Metadata-Version: 2.0
Name: SPARQL2Spark
Version: 0.0.4
Summary: SPARQL Result to Spark
Home-page: UNKNOWN
Author: Emanuele Falzone
Author-email: emanuele.falzone@polimi.it
License: UNKNOWN
Platform: UNKNOWN
Classifier: Programming Language :: Python :: 3
Classifier: License :: OSI Approved :: MIT License
Classifier: Operating System :: OS Independent
Requires-Dist: graphframes
Requires-Dist: pyspark
Requires-Dist: rdflib
Requires-Dist: rdflib-jsonld
Requires-Dist: sparqlwrapper

# SPARQL2SparkWrapper

[![Documentation Status](https://readthedocs.org/projects/sparql2spark/badge/?version=latest)](https://sparql2spark.readthedocs.io/en/latest/?badge=latest)

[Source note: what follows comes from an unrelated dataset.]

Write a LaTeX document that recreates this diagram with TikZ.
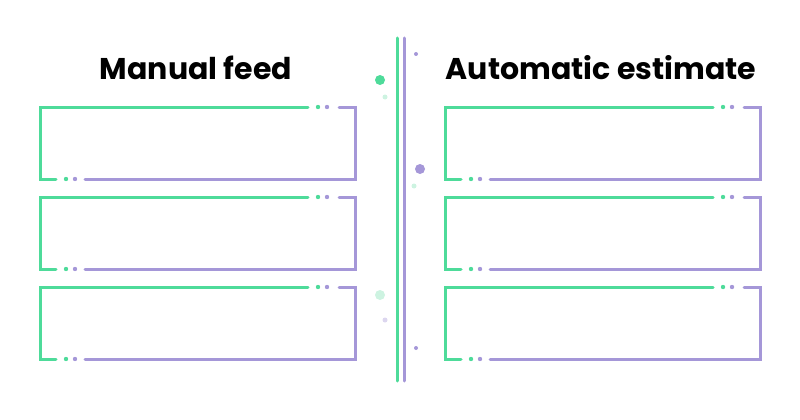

This is a simple module that allows developer to query SPARQL endpoints and analyze the results with Apache Spark.
In particular, if a __SELECT__ query is used, a __DataFrame__ is returned, while if a __CONSTRUCT__ query is used, a __GraphFrame__ is returned.
You can find the documentation [here](https://sparql2spark.readthedocs.io/).

## Build
To generate a `.whl` file just type `make build`, and the file will be generated under `dist` folder.

## Test
To properly test the library a SPARQL endpoint is needed.
Navigate to `deplyoment` folder and start a Jena-Fuseky component with the command `docker-compose up -d`.
A simple, hand made, **FOAF** ontology with few individuals is loaded in Jena-Fuseki.
You are encouraged to experiment with the SPARQL endpoint availabe at [localhost](http://localhost:3030).

After starting Jena-Fuseki, navigate back to the main folder, and type `make docker-test` to start the test phase.

Please, feel free to add more tests and open a pull request 😁